> [Raw data]
────────────────
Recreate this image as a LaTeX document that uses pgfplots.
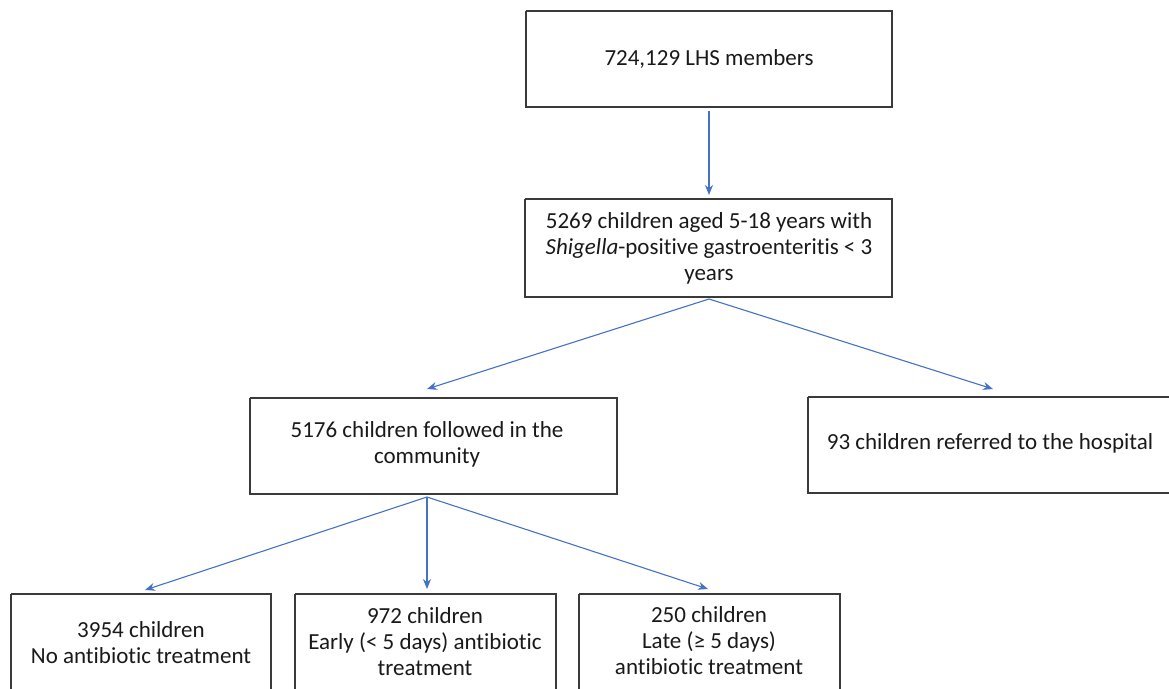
\documentclass[border=0pt]{standalone}
\usepackage{pgfplots}
\pgfplotsset{compat=1.18}
\usepackage{fontspec}
\setmainfont{Carlito}[Ligatures={NoCommon}]
\usetikzlibrary{arrows.meta}
\definecolor{boxline}{HTML}{3A3A3A}
\definecolor{arrowblue}{HTML}{4472C4}
\begin{document}
\begin{tikzpicture}
\begin{axis}[
  hide axis, scale only axis,
  width=1169pt, height=688pt,
  xmin=0, xmax=1169, ymin=0, ymax=688,
  y dir=reverse, clip=false,
  every axis plot/.append style={line join=miter},
]
% boxes
\addplot[boxline, line width=1.3pt] coordinates {(526,11) (892,11) (892,107) (526,107) (526,11)};
\addplot[boxline, line width=1.3pt] coordinates {(525,199) (892,199) (892,297) (525,297) (525,199)};
\addplot[boxline, line width=1.3pt] coordinates {(250,398) (617,398) (617,494) (250,494) (250,398)};
\addplot[boxline, line width=1.3pt] coordinates {(808,397) (1175,397) (1175,493) (808,493) (808,397)};
\addplot[boxline, line width=1.3pt] coordinates {(11,594) (271,594) (271,700) (11,700) (11,594)};
\addplot[boxline, line width=1.3pt] coordinates {(295,594) (556,594) (556,700) (295,700) (295,594)};
\addplot[boxline, line width=1.3pt] coordinates {(579,594) (840,594) (840,700) (579,700) (579,594)};
% arrows
\addplot[arrowblue, line width=1.1pt, -{Stealth[length=10pt,width=8pt]}] coordinates {(709,111) (709,195)};
\addplot[arrowblue, line width=1.1pt, -{Stealth[length=10pt,width=8pt]}] coordinates {(709,299) (427,389)};
\addplot[arrowblue, line width=1.1pt, -{Stealth[length=10pt,width=8pt]}] coordinates {(709,299) (993,389)};
\addplot[arrowblue, line width=1.1pt, -{Stealth[length=10pt,width=8pt]}] coordinates {(427,497) (145,590)};
\addplot[arrowblue, line width=1.1pt, -{Stealth[length=10pt,width=8pt]}] coordinates {(427,497) (427,589)};
\addplot[arrowblue, line width=1.1pt, -{Stealth[length=10pt,width=8pt]}] coordinates {(427,497) (708,589)};
% text
\begin{scope}[every node/.style={align=center, font=\fontsize{23}{26}\selectfont, text=black!90, inner sep=0pt}]
\node at (axis cs:709,59) {724,129 LHS members};
\node at (axis cs:709,248) {5269 children aged 5-18 years with\\\textit{Shigella}-positive gastroenteritis < 3\\years};
\node at (axis cs:427,444) {5176 children followed in the\\community};
\node at (axis cs:990,443) {93 children referred to the hospital};
\node at (axis cs:141,643) {3954 children\\No antibiotic treatment};
\node at (axis cs:425,642) {972 children\\Early (< 5 days) antibiotic\\treatment};
\node at (axis cs:709,641) {250 children\\Late (≥ 5 days)\\antibiotic treatment};
\end{scope}
\coordinate (bl) at (axis cs:0,688);
\coordinate (tr) at (axis cs:1169,0);
\end{axis}
\pgfresetboundingbox
\useasboundingbox (bl) rectangle (tr);
\end{tikzpicture}
\end{document}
────────────────
> [Work to be completed] Return the whole listing, word for word, and leave out every picture.

> [The solution]
Recreate this image as a LaTeX document that uses pgfplots.
\documentclass[border=0pt]{standalone}
\usepackage{pgfplots}
\pgfplotsset{compat=1.18}
\usepackage{fontspec}
\setmainfont{Carlito}[Ligatures={NoCommon}]
\usetikzlibrary{arrows.meta}
\definecolor{boxline}{HTML}{3A3A3A}
\definecolor{arrowblue}{HTML}{4472C4}
\begin{document}
\begin{tikzpicture}
\begin{axis}[
  hide axis, scale only axis,
  width=1169pt, height=688pt,
  xmin=0, xmax=1169, ymin=0, ymax=688,
  y dir=reverse, clip=false,
  every axis plot/.append style={line join=miter},
]
% boxes
\addplot[boxline, line width=1.3pt] coordinates {(526,11) (892,11) (892,107) (526,107) (526,11)};
\addplot[boxline, line width=1.3pt] coordinates {(525,199) (892,199) (892,297) (525,297) (525,199)};
\addplot[boxline, line width=1.3pt] coordinates {(250,398) (617,398) (617,494) (250,494) (250,398)};
\addplot[boxline, line width=1.3pt] coordinates {(808,397) (1175,397) (1175,493) (808,493) (808,397)};
\addplot[boxline, line width=1.3pt] coordinates {(11,594) (271,594) (271,700) (11,700) (11,594)};
\addplot[boxline, line width=1.3pt] coordinates {(295,594) (556,594) (556,700) (295,700) (295,594)};
\addplot[boxline, line width=1.3pt] coordinates {(579,594) (840,594) (840,700) (579,700) (579,594)};
% arrows
\addplot[arrowblue, line width=1.1pt, -{Stealth[length=10pt,width=8pt]}] coordinates {(709,111) (709,195)};
\addplot[arrowblue, line width=1.1pt, -{Stealth[length=10pt,width=8pt]}] coordinates {(709,299) (427,389)};
\addplot[arrowblue, line width=1.1pt, -{Stealth[length=10pt,width=8pt]}] coordinates {(709,299) (993,389)};
\addplot[arrowblue, line width=1.1pt, -{Stealth[length=10pt,width=8pt]}] coordinates {(427,497) (145,590)};
\addplot[arrowblue, line width=1.1pt, -{Stealth[length=10pt,width=8pt]}] coordinates {(427,497) (427,589)};
\addplot[arrowblue, line width=1.1pt, -{Stealth[length=10pt,width=8pt]}] coordinates {(427,497) (708,589)};
% text
\begin{scope}[every node/.style={align=center, font=\fontsize{23}{26}\selectfont, text=black!90, inner sep=0pt}]
\node at (axis cs:709,59) {724,129 LHS members};
\node at (axis cs:709,248) {5269 children aged 5-18 years with\\\textit{Shigella}-positive gastroenteritis < 3\\years};
\node at (axis cs:427,444) {5176 children followed in the\\community};
\node at (axis cs:990,443) {93 children referred to the hospital};
\node at (axis cs:141,643) {3954 children\\No antibiotic treatment};
\node at (axis cs:425,642) {972 children\\Early (< 5 days) antibiotic\\treatment};
\node at (axis cs:709,641) {250 children\\Late (≥ 5 days)\\antibiotic treatment};
\end{scope}
\coordinate (bl) at (axis cs:0,688);
\coordinate (tr) at (axis cs:1169,0);
\end{axis}
\pgfresetboundingbox
\useasboundingbox (bl) rectangle (tr);
\end{tikzpicture}
\end{document}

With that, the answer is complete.